Juggling Threads
Psst. Hey you, wanna see something cool? Let’s juggle some threads.
Threads in modern computers are strange. After my last post on the matter, I had a cursed thought. What happens if you switch the thread local storage of two threads, do things just work as intended?
So I cooked up the following code:
#include <asm/prctl.h>
#include <pthread.h>
#include <stdio.h>
#include <sys/prctl.h>
#include <sys/syscall.h>
#include <sys/types.h>
#include <unistd.h>
// Shows the the THREAD-id from the kernel's perspective - not the same as PID
// in userspace.
pid_t gettid(void) { return syscall(SYS_gettid); }
// This is the key syscall for the tricks we'll do. arch_prctl gets/sets process
// state that's arch specific.
int arch_prctl(int op, unsigned long addr) {
return syscall(SYS_arch_prctl, op, addr);
}
// Some barriers. Can't juggle without some coordination.
pthread_barrier_t barrier_first;
pthread_barrier_t barrier_second;
// Get the FS (thread local) register
unsigned long getfs(pid_t tid) {
unsigned long fs;
arch_prctl(ARCH_GET_FS, (unsigned long)&fs);
unsigned long fs_base = 0;
// Just for fun we print out the result of rdfsbase. This shows us that on my
// arch (x86_64), rdfsbase is equivalent to ARCH_GET_FS, but doesn't require a
// syscall. Neato.
__asm__ volatile("rdfsbase %0\n\t" : "=r"(fs_base));
printf("tid=%d fs=%lx fs_base=%lx\n", tid, fs, fs_base);
return fs;
}
// The thread we'll be juggling with
#define nthreads 2
// We'll store the fs values in here before we swap them.
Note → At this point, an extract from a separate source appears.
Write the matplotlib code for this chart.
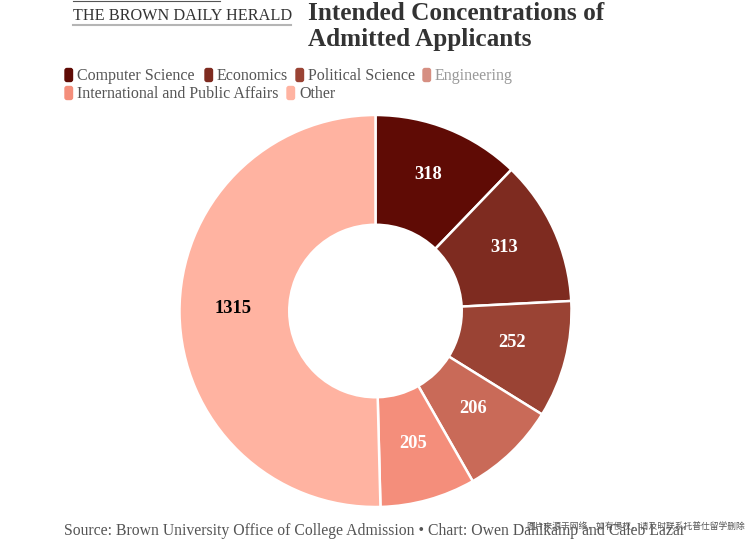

unsigned long fs_values[nthreads];
// p looks like a pointer, but we're really just using it as an int here. It
// should be either 0 or 1.
void *thread(void *p) {
// Get the tid for logging.
pid_t tid = gettid();
// ACT I - get the fs register on each thread and save it using out thread
// index
unsigned long fs = getfs(tid);
fs_values[(unsigned long)p] = fs;
pthread_barrier_wait(&barrier_first);
// ACT II - swap fs registers across the two threads
arch_prctl(ARCH_SET_FS, fs_values[1 - (unsigned long)p]);
pthread_barrier_wait(&barrier_second);
// ACT III - log the fs registers and return the to the parent
getfs(tid);
return p;
}
int main() {
// Setup the barriers for 2 threads
pthread_barrierattr_t attr;
pthread_barrierattr_init(&attr);
pthread_barrier_init(&barrier_first, &attr, nthreads);
pthread_barrier_init(&barrier_second, &attr, nthreads);
// Create each thread
pthread_t tids[nthreads];
for (size_t i = 0; i < nthreads; i++) {
// See - we're not actually passing a pointer, we're just casting the index.
// Hope no one dereference it :poop_emoji:
pthread_create(&tids[i], NULL, thread, (void *)i);
}
// If we managed to juggle and didn't drop the threads on the floor, thread 0
// should return 1 and vice versa.
for (size_t i = 0; i < nthreads; i++) {
void *p;
pthread_join(tids[i], &p);
printf("t %lu return %p\n", i, p);
}
}
The output looks like this (annotations added):
# ACT I - the original state
tid=47792 fs=74cced1fe6c0 fs_base=74cced1fe6c0
tid=47791 fs=74cced9ff6c0 fs_base=74cced9ff6c0
# ACT II - we've swapped FS registers, but the tids (really, pids) are the same
tid=47792 fs=74cced9ff6c0 fs_base=74cced9ff6c0
tid=47791 fs=74cced1fe6c0 fs_base=74cced1fe6c0
# ACT III - each "thread" (pthread_t) returns the "other" value
t 0 return 0x1
t 1 return (nil)
So what are we really doing here (I ask myself this daily)?
By swapping the fs register, we’re moving all the thread local state to a
different thread.
This doesn’t change any thing for the thread that is executing.
In otherwords, the thread id returned by gettid stays constant, but we’ve changed
which struct pthread_t is tracking the thread.
So if the parent spawns two threads, with tids[0] -> pid(x) and tids[1] ->
pid(y), we’ve now swapped the mapping so that pid(y) will join with
pthread_join(tids[0]) and pid(x) will join with pthread_join(tids[1]).
This is completely useless to do (and generally, a BAD idea), but a fun party trick.